Gladiolus- Prosperity
My favorite pink/white bi-colors are going now, with the yellow and purples coming into bloom right behind them.
The most stunning gladiolus in my current collection is the white Prosperity from American Meadows. Simply GORGEOUS! White with just a hint of peachy yellow blush. It was supposed to be blooming with the Ravens right now, but the katydids have chompedchompedchomped up the poor Ravens so I don't know if they'll bloom at all.

But the big thing today was this...

These funky leaf-blisters are all over the poor manzanita bush. It looks like something rolled the edge of the leaf up to create a bubble (which I now know is called a 'gall') with sickly reddish color and livid nasty pink veins. Now maybe I watch too many alien horror movies, but these things look like they could start breathing on their own at any second!

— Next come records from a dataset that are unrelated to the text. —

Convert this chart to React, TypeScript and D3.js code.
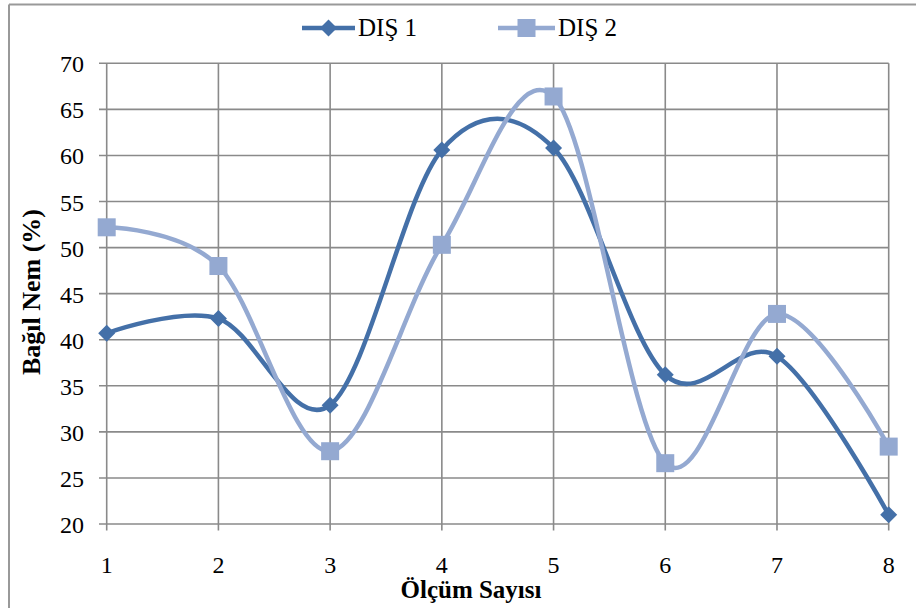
import React from "react";
import * as d3 from "d3";

const categories = [1, 2, 3, 4, 5, 6, 7, 8];
const dis1 = [40.7, 42.3, 32.9, 60.6, 60.8, 36.2, 38.2, 21.0];
const dis2 = [52.2, 48.0, 27.9, 50.3, 66.4, 26.6, 42.8, 28.4];
const yTicks = [20, 25, 30, 35, 40, 45, 50, 55, 60, 65, 70];
const seriesNames = ["DIŞ 1", "DIŞ 2"];

const W = 916, H = 608;
const C1 = "#4470A8";
const C2 = "#94A9D1";
const GRID = "#8a8a8a";
const SERIF = "Liberation Serif";

export default function App() {
  const x = d3.scaleLinear().domain([1, 8]).range([106.7, 888.7]);
  const y = d3.scaleLinear().domain([20, 70]).range([524, 63.3]);
  const line = d3
    .line<number>()
    .x((_, i) => x(categories[i]))
    .y((d) => y(d))
    .curve(d3.curveCardinal.tension(0));

  const diamond = (cx: number, cy: number, r: number) =>
    `M${cx},${cy - r}L${cx + r},${cy}L${cx},${cy + r}L${cx - r},${cy}Z`;

  return (
    <svg
      width={W}
      height={H}
      style={{ position: "absolute", left: 0, top: 0, background: "#fff" }}
    >
      <rect x={0} y={0} width={W} height={H} fill="#fff" />
      <line x1={9} x2={9} y1={4.5} y2={H} stroke="#999" strokeWidth={2} />
      <line x1={9} x2={W} y1={4.5} y2={4.5} stroke="#999" strokeWidth={2} />

      {yTicks.map((t) => (
        <line key={"h" + t} x1={99} x2={888.7} y1={y(t)} y2={y(t)} stroke={GRID} strokeWidth={1.6} />
      ))}
      {categories.map((c) => (
        <line key={"v" + c} x1={x(c)} x2={x(c)} y1={y(70)} y2={530.5} stroke={GRID} strokeWidth={1.6} />
      ))}
      {yTicks.map((t) => (
        <text key={"yl" + t} x={84} y={y(t) + 9} textAnchor="end" fontFamily={SERIF} fontSize={24}>
          {String(t)}
        </text>
      ))}
      {categories.map((c) => (
        <text key={"xl" + c} x={x(c)} y={572.5} textAnchor="middle" fontFamily={SERIF} fontSize={24}>
          {String(c)}
        </text>
      ))}

      <path d={line(dis1) || ""} fill="none" stroke={C1} strokeWidth={4.5} />
      <path d={line(dis2) || ""} fill="none" stroke={C2} strokeWidth={4.5} />
      {dis1.map((v, i) => (
        <path key={"m1" + i} d={diamond(x(categories[i]), y(v), 8.5)} fill={C1} />
      ))}
      {dis2.map((v, i) => (
        <rect key={"m2" + i} x={x(categories[i]) - 9} y={y(v) - 9} width={18} height={18} fill={C2} />
      ))}

      <line x1={302} x2={355} y1={28} y2={28} stroke={C1} strokeWidth={4.5} />
      <path d={diamond(328.5, 28, 8.5)} fill={C1} />
      <text x={358} y={36} fontFamily={SERIF} fontSize={25}>{seriesNames[0]}</text>
      <line x1={498} x2={555} y1={28} y2={28} stroke={C2} strokeWidth={4.5} />
      <rect x={517.5} y={19} width={18} height={18} fill={C2} />
      <text x={558} y={36} fontFamily={SERIF} fontSize={25}>{seriesNames[1]}</text>

      <text x={471} y={598} textAnchor="middle" fontFamily={SERIF} fontSize={25} fontWeight="bold">
        Ölçüm Sayısı
      </text>
      <text transform="translate(39.5,292) rotate(-90)" textAnchor="middle" fontFamily={SERIF} fontSize={26} fontWeight="bold">
        Bağıl Nem (%)
      </text>
    </svg>
  );
}
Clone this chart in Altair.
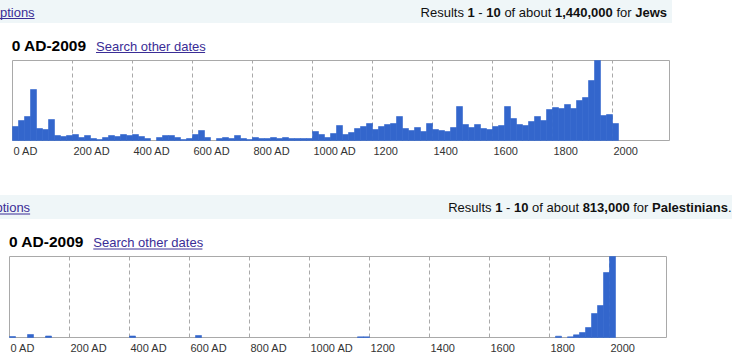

Curious, I broke one open and about a gazillion little greenish-black bugs crawled out!  EW! BUGS! (Okay, 'gazillion' is a kind of wide estimate. Maybe not so much with the accuracy there.)

Okay, what are they?  I thought hunting them down would be hard but a quick Google-hunt refined down to "manzanita leaf bug" found them. And sure enough, they are... TA DA!  "Manzanita leaf bugs".  Needless to say, that was somewhat anti-climactic.  They're actually called Manzanita Leaf Gall Aphids, aka Tamalia coweni.

Nothing I'm seeing says that they do real harm, but I'm not feeling overly generous to them at the moment. In fact, I think I see a wonderful career in Green Waste Management in their future.